Takada Matabei Yoshitsugu (1590–1671) was a famous warrior who hailed from the province of Iga (today’s Mie prefecture). Born in the village of Shirakashi (today part of Ueno city), he moved to Nara at a young age to study the art of fighting with the lance under Nakamura Ichiemon Naomasa (1583–1652), one of the star deshi of the great Hōzōin Inei (1521–1607), the famous abbot of the Kōfuku temple and founder of the Hōzōin school of spear fighting.
It is believed that, in his twenties Matabei moved to Edo to open his own dôjô, attracting more than four thousand followers. In 1623, at the age of thirty-four, he entered the service of Ogasawara Tadazane, then still lord of the Akashi fiefdom in Harima. Like Musashi’s son, Iori, Matabei moved down with lord Tadazane to Kokura on the southern island of Kyushu, and participated in the siege of Hara castle during the Shimabara rebellion.
Given that Matabei’s stay at Akashi and later at Kokura coincided with that of Musashi, it is almost certain that he and Musashi practiced together regularly, although there would have been many dōjō in Akashi and Kokura. It was during Musashi’s time in Kokura that, according to the Bushū denraiki, he and Matabei engaged in a friendly duel in the presence of Lord Tadazane. The record describes how:
武州は常の使ひ木刀二刀にて立合る。又兵衛、十文字の竹刀にて立向ふ。武州、中段の位にて三本迄入込る。三本目の時、「今のは當りたり。然れ共、下りて足に當れり」との玉ふ。見物の面々も見留めざると也。

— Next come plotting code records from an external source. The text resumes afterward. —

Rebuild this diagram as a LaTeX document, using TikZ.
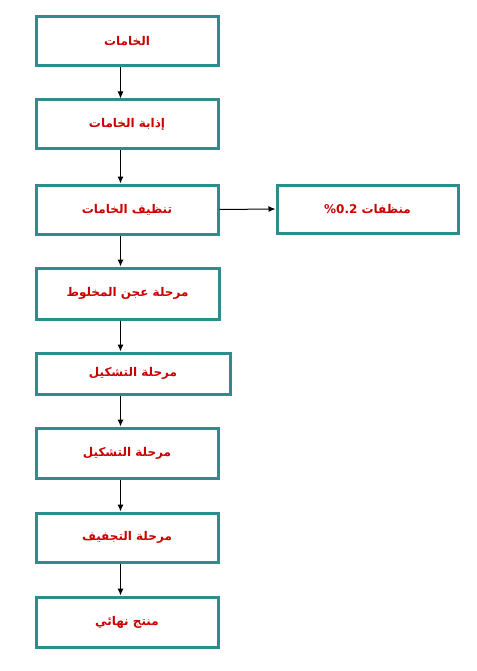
\documentclass[tikz,border=0pt]{standalone}
\usepackage{fontspec}
\newfontfamily\arabicfont[Script=Arabic]{DejaVu Sans}
\TeXXeTstate=1
\usetikzlibrary{arrows.meta}
\definecolor{boxteal}{RGB}{46,140,140}
\definecolor{txtred}{RGB}{204,0,0}
\tikzset{
  stagebox/.style={draw=boxteal, line width=3pt, fill=white, minimum width=182pt, minimum height=49pt,
    inner sep=0pt, font=\arabicfont\bfseries\fontsize{12pt}{14pt}\selectfont, text=txtred},
  flowarrow/.style={line width=1pt, -{Latex[length=7pt,width=6pt]}}
}
\begin{document}
\begin{tikzpicture}[x=1pt,y=-1pt]
\useasboundingbox[fill=white] (0,0) rectangle (476,671);
\node[stagebox] (b1) at (127,41.5) {\beginR الخامات\endR};
\node[stagebox] (b2) at (127,124.5) {\beginR إذابة الخامات\endR};
\node[stagebox] (b3) at (127,209.5) {\beginR تنظيف الخامات\endR};
\node[stagebox, minimum width=181pt, minimum height=48pt] (r1) at (367.5,209) {\beginR منظفات \beginL\%0.2\endL\endR};
\node[stagebox, minimum width=183pt, minimum height=51pt] (b4) at (127.5,293.5) {\beginR مرحلة عجن المخلوط\endR};
\node[stagebox, minimum width=194pt, minimum height=41pt] (b5) at (133,373.5) {\beginR مرحلة التشكيل\endR};
\node[stagebox, minimum height=50pt] (b6) at (127,453) {\beginR مرحلة التشكيل\endR};
\node[stagebox] (b7) at (127,537.5) {\beginR مرحلة التجفيف\endR};
\node[stagebox, minimum height=50pt] (b8) at (127,622) {\beginR منتج نهائي\endR};
\foreach \a/\b in {b1/b2,b2/b3,b3/b4,b4/b5,b5/b6,b6/b7,b7/b8}{
  \draw[flowarrow] ([xshift=86pt]\a.south west) -- ([xshift=86pt]\b.north west);
}
\draw[flowarrow] (b3.east) -- (r1.west);
\end{tikzpicture}
\end{document}
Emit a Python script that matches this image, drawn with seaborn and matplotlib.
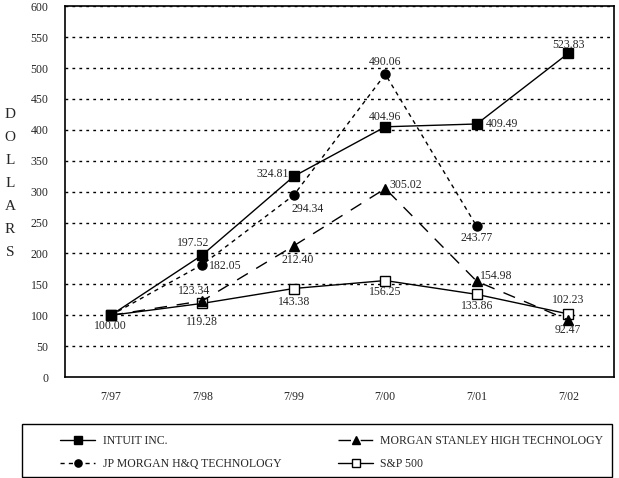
import seaborn as sns
import matplotlib.pyplot as plt
import pandas as pd
from matplotlib.patches import Rectangle

sns.set_style("white")
plt.rcParams["font.family"] = ["Liberation Serif", "DejaVu Serif"]

# Data
periods = ["7/97", "7/98", "7/99", "7/00", "7/01", "7/02"]
intuit = [100.00, 197.52, 324.81, 404.96, 409.49, 523.83]
jp_morgan = [100.00, 182.05, 294.34, 490.06, 243.77, None]
morgan_stanley = [100.00, 123.34, 212.40, 305.02, 154.98, 92.47]
sp500 = [100.00, 119.28, 143.38, 156.25, 133.86, 102.23]

names = ["INTUIT INC.", "JP MORGAN H&Q TECHNOLOGY",
         "MORGAN STANLEY HIGH TECHNOLOGY", "S&P 500"]
series = [intuit, jp_morgan, morgan_stanley, sp500]

rows = []
for name, vals in zip(names, series):
    for i, (p, v) in enumerate(zip(periods, vals)):
        if v is not None:
            rows.append({"series": name, "idx": i, "period": p, "value": v})
df = pd.DataFrame(rows)

fig = plt.figure(figsize=(6.19, 4.78), dpi=100)
ax = fig.add_axes([0.105, 0.211, 0.887, 0.776])

styles = {
    "INTUIT INC.": dict(ls="-", marker="s", mfc="black", ms=6.5),
    "JP MORGAN H&Q TECHNOLOGY": dict(ls=(0, (3, 3)), marker="o", mfc="black", ms=6.5),
    "MORGAN STANLEY HIGH TECHNOLOGY": dict(ls=(0, (9, 7)), marker="^", mfc="black", ms=6.5),
    "S&P 500": dict(ls="-", marker="s", mfc="white", ms=6.5),
}
# draw Intuit last so its marker sits on top at the common start point
for z, name in enumerate(reversed(names)):
    st = styles[name]
    sns.lineplot(data=df[df["series"] == name], x="idx", y="value", ax=ax,
                 color="black", lw=1.0, linestyle=st["ls"], marker=st["marker"],
                 markerfacecolor=st["mfc"], markeredgecolor="black", markeredgewidth=1,
                 markersize=st["ms"], label=name, zorder=3 + z)

# value labels (offsets in points)
offsets = {
    "INTUIT INC.": [(0, -8), (-6.5, 9), (-15, 2), (0, 7), (18, 0), (0, 6)],
    "JP MORGAN H&Q TECHNOLOGY": [None, (16.5, -1), (10, -10), (0, 9), (0, -8), None],
    "MORGAN STANLEY HIGH TECHNOLOGY": [None, (-6, 7), (3, -10), (15, 2.5), (14, 4), (0, -7.5)],
    "S&P 500": [None, (0, -13.5), (0, -10), (0, -8.5), (0, -8.5), (0, 10)],
}
for name, vals in zip(names, series):
    for i, v in enumerate(vals):
        off = offsets[name][i]
        if v is None or off is None:
            continue
        ax.annotate(f"{v:.2f}", (i, v), xytext=off, textcoords="offset points",
                    ha="center", va="center", fontsize=8.5, zorder=10)

ax.set_xlim(-0.5, 5.5)
ax.set_ylim(0, 600)
ax.set_yticks(range(0, 601, 50))
ax.set_xticks(range(len(periods)))
ax.set_xticklabels(periods)
ax.tick_params(axis="x", direction="in", length=6, width=1, pad=10, labelsize=8.5)
ax.tick_params(axis="y", length=0, pad=12, labelsize=8.5)
for y in range(50, 601, 50):
    ax.axhline(y, color="black", lw=1, ls=(0, (2, 3)), zorder=1)
for s in ax.spines.values():
    s.set_color("black")
    s.set_linewidth(1.2)
ax.set_xlabel("")
ax.set_ylabel("")
ax.get_legend().remove()

fig.text(0.016, 0.617, "D\nO\nL\nL\nA\nR\nS", ha="center", va="center",
         fontsize=11, linespacing=2.0)

# legend box
fig.patches.append(Rectangle((0.036, 0.002), 0.953, 0.111, transform=fig.transFigure,
                             fill=False, edgecolor="black", lw=1))
handles, labels = ax.get_legend_handles_labels()
hmap = dict(zip(labels, handles))
leg = fig.legend([hmap[n] for n in names], names,
                 loc="center left", bbox_to_anchor=(0.097, 0.053),
                 ncol=2, fontsize=8.5, frameon=False, handlelength=3.0,
                 handletextpad=0.6, borderpad=0, borderaxespad=0,
                 columnspacing=4.8, labelspacing=0.95, markerscale=0.8)

fig.savefig("out.png", dpi=100)
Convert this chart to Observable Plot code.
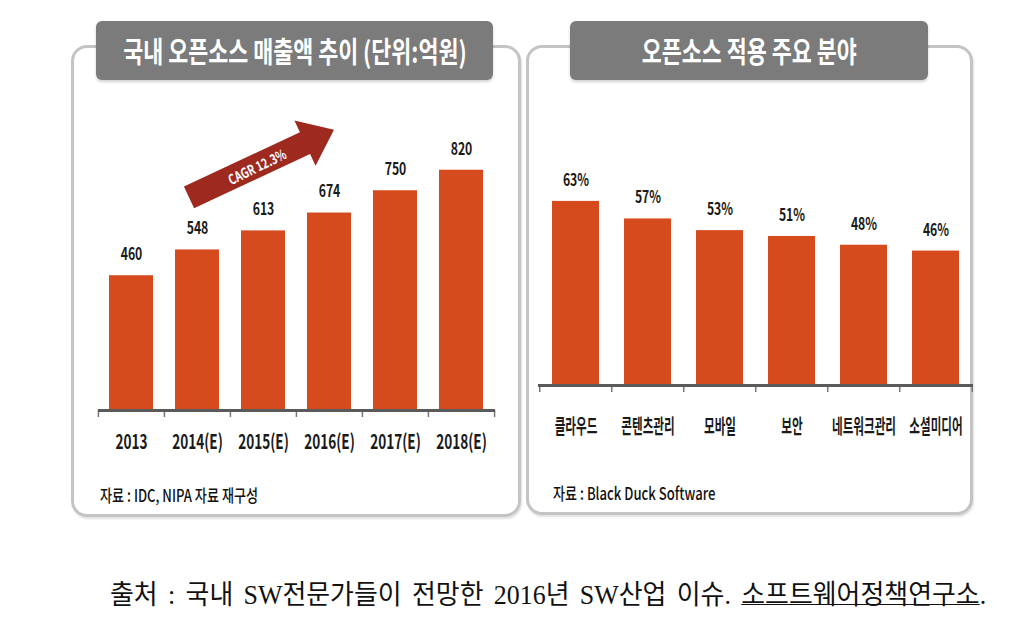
<!DOCTYPE html>
<html><head><meta charset="utf-8">
<script src="https://cdn.jsdelivr.net/npm/d3@7"></script>
<script src="https://cdn.jsdelivr.net/npm/@observablehq/plot@0.6"></script>
<style>
body{margin:0;background:#fff;width:1020px;height:639px;position:relative;overflow:hidden;font-family:"Noto Sans CJK KR","Noto Sans",sans-serif;}
.panel{position:absolute;border:3px solid #c4c4c4;border-radius:16px;box-shadow:1px 2px 2px rgba(0,0,0,0.12);box-sizing:border-box;background:#fff;}
.title{position:absolute;background:#7b7b7b;border-radius:6px;color:#fff;font-weight:700;display:flex;align-items:center;justify-content:center;box-shadow:0 2px 3px rgba(0,0,0,0.18);}
.title span{display:inline-block;transform:scaleX(0.75);white-space:nowrap;font-size:29px;line-height:1;}
.chart{position:absolute;}
.src{position:absolute;font-size:17px;line-height:1;transform-origin:left center;transform:scaleX(0.77);white-space:nowrap;color:#111;font-weight:500;}
.caption{position:absolute;left:110px;top:582px;font-family:"Liberation Serif","Noto Sans CJK KR",serif;font-size:27px;word-spacing:4px;line-height:1;white-space:pre;color:#111;transform-origin:left top;transform:scaleX(0.96);}
.caption u{text-decoration:underline;text-underline-offset:0px;text-decoration-thickness:1px;}
</style>
</head><body>
<div class="panel" style="left:71px;top:45px;width:450px;height:472px"></div>
<div class="panel" style="left:526px;top:45px;width:447px;height:470px"></div>
<div class="title" style="left:96px;top:21px;width:397px;height:59px"><span>국내 오픈소스 매출액 추이 (단위:억원)</span></div>
<div class="title" style="left:570px;top:21px;width:358px;height:59px"><span>오픈소스 적용 주요 분야</span></div>
<div class="chart" id="left" style="left:72px;top:100px"></div>
<div class="chart" id="right" style="left:527px;top:100px"></div>
<div class="src" style="left:100px;top:486px">자료 : IDC, NIPA 자료 재구성</div>
<div class="src" style="left:553px;top:484px">자료 : Black Duck Software</div>
<div class="caption">출처 : 국내 SW전문가들이 전망한 2016년 SW산업 이슈. <u>소프트웨어정책연구소</u>.</div>
<script>
// ---- data ----
const years = ["2013", "2014(E)", "2015(E)", "2016(E)", "2017(E)", "2018(E)"];
const sales = [460, 548, 613, 674, 750, 820];
const fields = ["클라우드", "콘텐츠관리", "모바일", "보안", "네트워크관리", "소셜미디어"];
const shares = [63, 57, 53, 51, 48, 46];
const cagrLabel = "CAGR 12.3%";

const BAR = "#d64b1e";
const AXIS = "#5a5a5a";
const FONT = "'Noto Sans CJK KR', 'Noto Sans', sans-serif";

// squeeze text horizontally (the original uses a condensed face)
function condense(svg, texts, k) {
  const set = new Set(texts.map(String));
  svg.querySelectorAll("text").forEach(t => {
    if (!set.has(t.textContent)) return;
    const len = t.getComputedTextLength();
    t.setAttribute("textLength", (len * k).toFixed(1));
    t.setAttribute("lengthAdjust", "spacingAndGlyphs");
  });
}

// filled block-arrow symbol, pointing along angle (degrees)
function blockArrow(len, body, head, headLen, angleDeg) {
  const a = angleDeg * Math.PI / 180, c = Math.cos(a), s = Math.sin(a);
  const h = len / 2, b = body / 2, w = head / 2;
  const pts = [[-h, -b], [h - headLen, -b], [h - headLen, -w], [h, 0], [h - headLen, w], [h - headLen, b], [-h, b]];
  return {
    draw(ctx) {
      pts.forEach(([x, y], i) => {
        const X = x * c - y * s, Y = x * s + y * c;
        i ? ctx.lineTo(X, Y) : ctx.moveTo(X, Y);
      });
      ctx.closePath();
    }
  };
}

// ---- left chart ----
{
  const W = 446, H = 360, mL = 26, mR = 23;
  const bw = (W - mL - mR) / years.length;
  const data = years.map((y, i) => ({year: y, value: sales[i]}));
  const chart = Plot.plot({
    width: W, height: H, marginLeft: mL, marginRight: mR, marginTop: 17, marginBottom: 50,
    style: {fontFamily: FONT, background: "transparent", overflow: "visible"},
    x: {domain: years, paddingInner: 0.33, paddingOuter: 0.165, axis: null},
    y: {domain: [0, 1000], axis: null},
    marks: [
      Plot.barY(data, {x: "year", y: "value", fill: BAR}),
      Plot.ruleX(years, {x: d => d, y1: 0, y2: -24, dx: -bw / 2, stroke: "#777", strokeWidth: 1.5}),
      Plot.ruleX([years[years.length - 1]], {x: d => d, y1: 0, y2: -24, dx: bw / 2, stroke: "#777", strokeWidth: 1.5}),
      Plot.ruleY([0], {stroke: AXIS, strokeWidth: 3}),
      Plot.text(data, {x: "year", y: "value", text: d => String(d.value), dy: -21, lineAnchor: "middle",
        fontSize: 17, fontWeight: "bold", fill: "#1a1a1a"}),
      Plot.text(years, {x: d => d, y: () => 0, text: d => d, dy: 32, lineAnchor: "middle",
        fontSize: 20, fontWeight: "bold", fill: "#1a1a1a"}),
      Plot.dot([cagrLabel], {x: () => "2015(E)", y: () => 843, dx: -2, r: 10,
        symbol: blockArrow(160, 24, 50, 32, -25), fill: "#9e2a1f", stroke: "none"}),
      Plot.text([cagrLabel], {x: () => "2015(E)", y: () => 843, text: d => d, dx: -6, dy: 4, rotate: -26,
        fontSize: 14, fontWeight: "bold", fill: "#fff", lineAnchor: "middle"})
    ]
  });
  document.getElementById("left").appendChild(chart);
  condense(chart, sales, 0.72);
  condense(chart, years, 0.68);
  condense(chart, [cagrLabel], 0.75);
}

// ---- right chart ----
{
  const W = 447, H = 360, mL = 11, mR = 1;
  const bw = (W - mL - mR) / fields.length;
  const data = fields.map((f, i) => ({field: f, value: shares[i]}));
  const chart = Plot.plot({
    width: W, height: H, marginLeft: mL, marginRight: mR, marginTop: 22, marginBottom: 75,
    style: {fontFamily: FONT, background: "transparent", overflow: "visible"},
    x: {domain: fields, paddingInner: 0.35, paddingOuter: 0.175, axis: null},
    y: {domain: [0, 90], axis: null},
    marks: [
      Plot.barY(data, {x: "field", y: "value", fill: BAR}),
      Plot.ruleX(fields, {x: d => d, y1: 0, y2: -2.4, dx: -bw / 2, stroke: "#777", strokeWidth: 1.5}),
      Plot.ruleX([fields[fields.length - 1]], {x: d => d, y1: 0, y2: -2.4, dx: bw / 2, stroke: "#777", strokeWidth: 1.5}),
      Plot.ruleY([0], {stroke: AXIS, strokeWidth: 3}),
      Plot.text(data, {x: "field", y: "value", text: d => d.value + "%", dy: -21, lineAnchor: "middle",
        fontSize: 17, fontWeight: "bold", fill: "#1a1a1a"}),
      Plot.text(fields, {x: d => d, y: () => 0, text: d => d, dy: 42, lineAnchor: "middle",
        fontSize: 20, fontWeight: "bold", fill: "#1a1a1a"})
    ]
  });
  document.getElementById("right").appendChild(chart);
  condense(chart, shares.map(v => v + "%"), 0.72);
  condense(chart, fields, 0.58);
}
</script>
</body></html>
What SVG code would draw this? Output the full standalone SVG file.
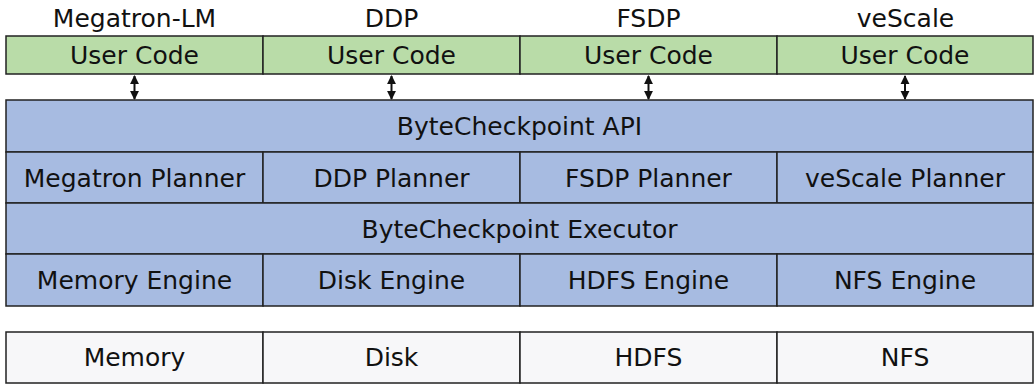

Musashi was armed with his inseparable two bokutô, while Matabei faced him with a cross-shaped yari made of bamboo. Up to three times Musashi charged, his bokutô held in a chûdan position. The third time round he said: “This time I touched you, but the tip of your yari deflected, striking my leg.” It seems that this had even escaped those who had been looking on.